8 Ocak 2018 Pazartesi

Alışkanlıklar

Yalniz kalmak alışkanlık yapar bazen. Kaçtın mı bir yerden hiçbir yerde duramazsin bir daha. Hem gelenler bir sekilde gider nasıl olsa. Her gidene el sallarsın alışkanlık yapar. Her gidende kırılırsın alışkanlık yapar. Üzülmeyi adet edinirsin kendine. Bir kez öldürüldükten sonra sen, alamazsın nefes. Dünyanın en büyük oksijeni girse ciğerine bir şekilde yakar seni.

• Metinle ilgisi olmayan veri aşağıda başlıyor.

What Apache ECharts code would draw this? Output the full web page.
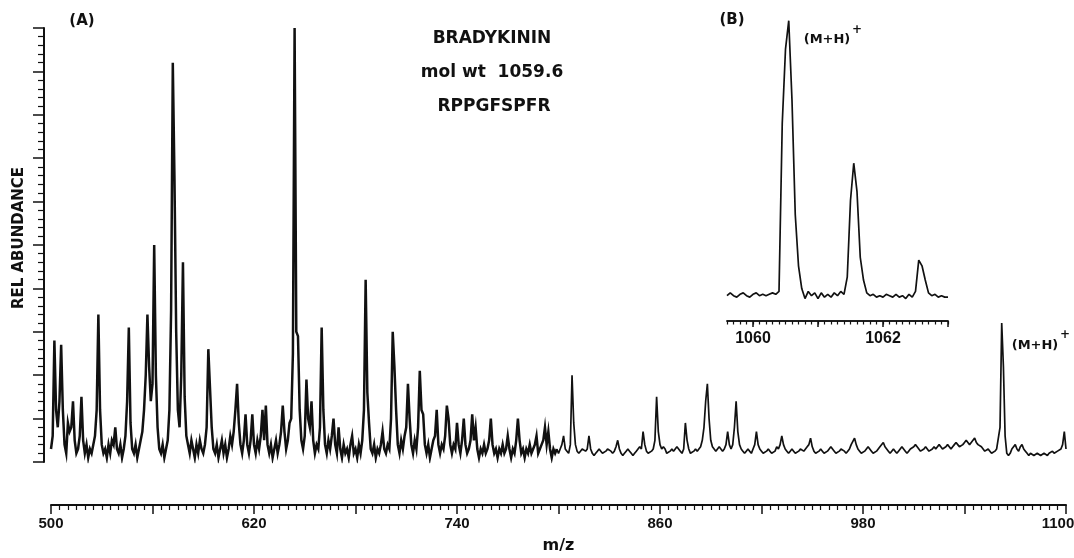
<!DOCTYPE html>
<html>
<head>
<meta charset="utf-8">
<script src="https://cdn.jsdelivr.net/npm/echarts@6.0.0/dist/echarts.min.js"></script>
<style>
  html, body { margin: 0; padding: 0; background: #fff; }
  #main { width: 1074px; height: 558px; }
</style>
</head>
<body>
<div id="main"></div>
<script>
// relative abundance (%), one value per m/z unit
var abund500 = [3,6,28,12,8,14,27,12,4,2, 9,7,8,14,5,2,3,6,15,5, 2,4,1,3,2,4,6,12,34,12, 4,2,3,1,4,2,5,4,8,3,
  2,4,1,3,6,14,31,9,3,2, 4,1,3,5,7,12,20,34,22,14, 18,50,20,8,3,2,4,1,3,5, 12,35,92,65,30,12,8,20,46,15,
  6,4,2,5,3,1,4,2,5,3, 2,4,8,26,26,8,3,2,4,1];
var abund600 = [3,5,2,4,1,3,6,4,7,12, 18,9,4,2,5,11,4,2,5,11, 4,2,5,3,6,12,5,13,4,2, 4,1,3,5,2,4,7,13,7,3,
  5,9,10,25,100,30,29,12,5,3, 6,19,10,8,14,5,2,4,3,8, 31,12,4,2,5,3,6,10,4,2, 8,3,1,4,2,3,1,4,6,2,
  3,1,4,2,5,12,42,16,9,3, 2,4,1,3,2,4,7,3,2,4];
var abund700 = [3,10,30,22,12,4,2,5,3,6, 8,18,10,4,2,5,3,8,21,12, 11,4,2,4,1,3,5,6,12,4, 2,4,3,6,13,10,4,2,4,3,
  9,4,2,5,10,4,2,3,5,11, 5,8,3,1,3,2,4,2,3,5, 10,4,2,3,1,3,2,4,2,3, 6,3,1,3,2,5,10,5,2,3,
  1,3,2,4,2,3,4,6,2,3, 4,5,8,4,7,3,1,3,2,3];
var abund800 = [2,3,4,6,3,2.5,2,4,20,9, 4,2.5,2,2.5,3,3,2.5,3,6,3, 2,1.5,2,2.5,3,2.5,2,2,2.5,3, 3,2.5,2,2.5,3.5,5,3,2,1.5,2,
  2.5,3,2.5,2,1.5,2,2.5,3,3.5,3, 7,4,2.5,2,2,2.5,3,5,15,7, 4,3,3.5,3,2,2,2.5,3,2.5,3, 3.5,3,2.5,2,3,9,5,3,2,2,
  2.5,3,2.5,3,3.5,5,8,14,18,10, 5,3.5,3,2.5,3,3.5,3,2.5,3,4];
var abund900 = [7,4,3,4,8,14,7,4,3,2.5, 2,2.5,3,2.5,2,3,4,7,4,3, 2.5,2,2,2.5,3,2.5,2,2,2.5,3.5, 3,4,6,4,3,2.5,2,2.5,3,2.5,
  2,2,2.5,3,3,2.5,3,3.5,4,5.5, 3.5,2.5,2,2,2.5,3,2.5,2,2,2.5, 3,3.5,3,2.5,2,2,2.5,3,3,2.5, 2,2.5,3,4,4,5.5,4,3,2.5,2,
  2,2.5,3,3.5,3,2.5,2,2,2.5,3, 3.5,3.5,4.5,3.5,3,2.5,2,2.5,3,2.5];
var abund1000 = [2,2.5,3,3.5,3,2.5,2,2.5,3,3, 3.5,4,3.5,3,2.5,2.5,3,3.5,3,2.5, 2.5,3,3.5,3,3.5,4,3.5,3,3,3.5, 4,3.5,3,3.5,4,4.5,4,3.5,3.5,4,
  4.5,5,4.5,4,4.5,5,5.5,4.5,4,4, 3.5,3,2.5,2.5,3,2.5,2,2,2.5,3, 3,8,32,22,6,2,1.5,2,3,3.5, 4,3,2.5,3.5,4,3,2.5,2,1.5,2,
  2,1.5,1.5,2,2,1.5,1.5,2,2,1.5, 2,2,2.5,2,2,2.5,2.5,3,4,7, 3];

// inset (B): isotope cluster of (M+H)+, one value every 0.05 from 1059.60
var insetStart = 1059.6;
var insetStep = 0.05;
var insetAbund = [1.5,2.5,1.5,1,2,2.5,1.5,1, 2,2.5,1.5,2,1.5,2,2.5,2, 3,62,88,98,70,30,12,4,
  0.5,3,1.5,2.5,0.5,2.5,1,2, 1,2.5,1.5,3, 2,8,35,48,38,15,7,2.5, 1.5,2,1,1.5,1,2,1.5,1,
  2,1,1.5,0.5,2,1, 3,14,12,7,2.5,1.5, 2,1,1.5,1,1];

var mainTicks = [500, 620, 740, 860, 980, 1100];
var insetMajor = [1060, 1061, 1062, 1063];
var insetLabels = [1060, 1062];

function toPairs(chunks, first) {
    var out = [];
    chunks.forEach(function (arr, k) {
        for (var i = 0; i < arr.length; i++) {
            out.push([first + k * 100 + i, arr[i]]);
        }
    });
    return out;
}
// dense low-mass part drawn heavier, like the original trace
var denseData = toPairs([abund500, abund600, abund700], 500);
var sparseData = toPairs([abund800, abund900, abund1000], 800);
sparseData.unshift(denseData[denseData.length - 1]);

var insetData = insetAbund.map(function (v, i) {
    return [Math.round((insetStart + i * insetStep) * 100) / 100, v];
});

var ink = '#111';
var numFont = 'Liberation Sans';
var letFont = 'DejaVu Sans';

function txt(x, y, text, size, rot) {
    return {
        type: 'text', x: x, y: y, rotation: rot || 0,
        style: {
            text: text, fill: ink, font: 'bold ' + size + 'px "' + letFont + '"',
            align: 'center', verticalAlign: 'middle', textAlign: 'center', textVerticalAlign: 'middle'
        }
    };
}

var option = {
    animation: false,
    backgroundColor: '#fff',
    grid: [
        { left: 51, right: 8, top: 28, bottom: 96, outerBoundsMode: 'none', containLabel: false },
        { left: 727, width: 221, top: 15, height: 285, outerBoundsMode: 'none', containLabel: false }
    ],
    xAxis: [
        {
            gridIndex: 0, type: 'value', min: 500, max: 1100, interval: 60,
            position: 'bottom', offset: 43,
            axisLine: { onZero: false, lineStyle: { color: ink, width: 2 } },
            axisTick: { length: 9, lineStyle: { color: ink, width: 1.5 } },
            minorTick: { show: true, splitNumber: 12, length: 5, lineStyle: { color: ink, width: 1.2 } },
            splitLine: { show: false },
            axisLabel: {
                margin: 11, color: ink, fontSize: 15, fontWeight: 'bold', fontFamily: numFont,
                formatter: function (v) {
                    if (mainTicks.indexOf(v) < 0) return '';
                    // last label sits against the page edge, as in the original
                    return v === 1100 ? '{edge|' + v + '}' : String(v);
                },
                rich: {
                    edge: { fontSize: 15, fontWeight: 'bold', fontFamily: numFont, color: ink, padding: [0, 16, 0, 0] }
                }
            },
            name: 'm/z', nameLocation: 'middle', nameGap: 33,
            nameTextStyle: { color: ink, fontSize: 16, fontWeight: 'bold', fontFamily: letFont }
        },
        {
            gridIndex: 1, type: 'value', min: 1059.6, max: 1063, interval: 0.1,
            position: 'bottom', offset: 21,
            axisLine: { onZero: false, lineStyle: { color: ink, width: 1.5 } },
            axisTick: { length: 3.5, lineStyle: { color: ink, width: 1.2 } },
            axisLabel: { show: false },
            splitLine: { show: false }
        },
        {
            gridIndex: 1, type: 'value', min: 1059.6, max: 1063,
            position: 'bottom', offset: 21,
            axisLine: { onZero: false, lineStyle: { color: ink, width: 1.5 } },
            axisTick: { customValues: insetMajor, length: 6, lineStyle: { color: ink, width: 1.5 } },
            axisLabel: {
                customValues: insetLabels, margin: 10, color: ink,
                fontSize: 16, fontWeight: 'bold', fontFamily: numFont,
                formatter: function (v) { return String(Math.round(v)); }
            },
            splitLine: { show: false }
        }
    ],
    yAxis: [
        {
            gridIndex: 0, type: 'value', min: 0, max: 100, interval: 10, offset: 7,
            axisLine: { show: true, onZero: false, lineStyle: { color: ink, width: 2 } },
            axisTick: { show: true, length: 11, lineStyle: { color: ink, width: 1.5 } },
            minorTick: { show: true, splitNumber: 5, length: 6, lineStyle: { color: ink, width: 1.2 } },
            axisLabel: { show: false },
            splitLine: { show: false }
        },
        { gridIndex: 1, type: 'value', min: 0, max: 100, show: false }
    ],
    series: [
        {
            type: 'line', xAxisIndex: 0, yAxisIndex: 0, data: denseData,
            showSymbol: false, symbol: 'none',
            lineStyle: { color: ink, width: 2.5, join: 'miter' }
        },
        {
            type: 'line', xAxisIndex: 0, yAxisIndex: 0, data: sparseData,
            showSymbol: false, symbol: 'none',
            lineStyle: { color: ink, width: 1.7 }
        },
        {
            type: 'line', xAxisIndex: 1, yAxisIndex: 1, data: insetData,
            showSymbol: false, symbol: 'none',
            lineStyle: { color: ink, width: 1.7 }
        }
    ],
    graphic: [
        txt(82, 21, '(A)', 15),
        txt(732, 20, '(B)', 15),
        txt(492, 39, 'BRADYKININ', 17),
        txt(492, 73, 'mol wt  1059.6', 17),
        txt(494, 107, 'RPPGFSPFR', 17),
        txt(19, 238, 'REL ABUNDANCE', 15, Math.PI / 2),
        txt(827, 40, '(M+H)', 13),
        txt(857, 30, '+', 12),
        txt(1035, 346, '(M+H)', 13),
        txt(1065, 335, '+', 12)
    ]
};

var myChart = echarts.init(document.getElementById('main'));
myChart.setOption(option);
</script>
</body>
</html>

Gamsız kalmak alışkanlık yapar bazen.
Bir kez umursamadın mı hayatı, hiç bir şeyi takamazsin artık kafana. Bir süre sonra ayaklarin takilir kafandan sekenlere. Yürüyemez olursun düzlüklerde bile. Umursamazsın. Gamsızlık sarar seni çünkü bir kez bile olsa yorulmuşsundur ve umursamazsın tek bir an nolucaksa olsun dersin ve oluverir olucak olanlar. Bir kez bırakmışsındır o geminin dümenini sen ve dalgalarla birlikte çalkalanır gidersin artık uzanmak zor gelir.

Dalsız kalmak alışkanlık yapar bazen. En susuz sonbaharın içinde budanmak istersin. Bir kez döktün mü yapraklarını kimse toplamasın dersin. Aslın da son baharından sonra bir sonbahar daha kaldıramazsın sen, veyahut sonbaharın hiç bir ayı taşıyamayacak kadar dolmuştur seni. Yaşlanır düşersin kaldırımlara. Sonbaharın hiç bir ayı parlatacak kadar ışıldatamıyordur dallarını. Sönmüş güneşinin yansıması yetmez sana geceleri. Dalsız kalmak alışkanlık yapar bazen kök salamazsın hiç bir toprağa.

Aşksız kalmak alışkanlık yapar bazen.
Ama anlatamam ki ben aşksızlığı. Yazılabilen yada tam anlamıyla yaşanabilen bir şey değildir aşksızlık, çünkü bence en büyük aşk aşksızlıktır. Belki de hiç aşık olmadım ne biliyim. Tanımını bile bitiremedigim bir şeyi nasıl yaşarım. Ama dua ediyorum tanrıya, umarım yasamamışımdır. Yaşadığım bu şeyler birer nüshaysa aslı nasıldır kim bilir. Hem kim bilir belki de hiç aşık şiiri okuyamamışızdır biz. Zira kimse dinleyemez ölü bi adamın nefesini, hiç bir kör anlatamaz karanlığı, sağır bir adamdan duyamazsın dünyanın en güzel şarkısını.

Aşk şiiri değil belki de yazdıklarım, saçmalıyorum işte bazı geceler. Ne yazdığımı neden yazdığımı bilmiyorum.
Kimse okumuyor belki de. Ölmüş bir adamın son nefeslerini kim ne yapsın ki? Son baharını geçirmiş dalsız bir ağacın hışırtılarını, gamsız bir kaptanın seyir defterini, ıssız bir adamın kimsesiz sallanan elini kim neden umursasın?

7 Ocak 2018 Pazar

Oysa ki her şey daha kolaydı, böylesine güzel gülmesen...

Deniz Feneri

Issız adaya düşmüş, yüzme bilmeyen bi adamım ben. Kara çok yakın ama deniz feneri etrafindaki gemileri savmaya çalışmaktan ışık tutamıyo imdatlarıma. Islak kumlar üzerinde uzanmışım. Hayli tanıdık geliyo bu ıslaklık unutulmuş düşlerden.
Ne zaman farkeder o fener bilmiyorum.
Gömülür müyüm o ıslak kumlara bilmiyorum.
Ölür müyüm bilmiyorum yada dayanamayıp ne zaman atlarım denize.
Tek bildiğim gitgide uzaklaşıyo garip gelgitlerle o fener. Ve umarım bi gemi çıkar o karadan bana doğru gelen. Yoksa en az o kara kadar kararıcam, kimse farkedemiycek karanlığımı ve uzaklaşmış o deniz feneri aydınlatamayacak kadar loş kalıcak artık yüzümü.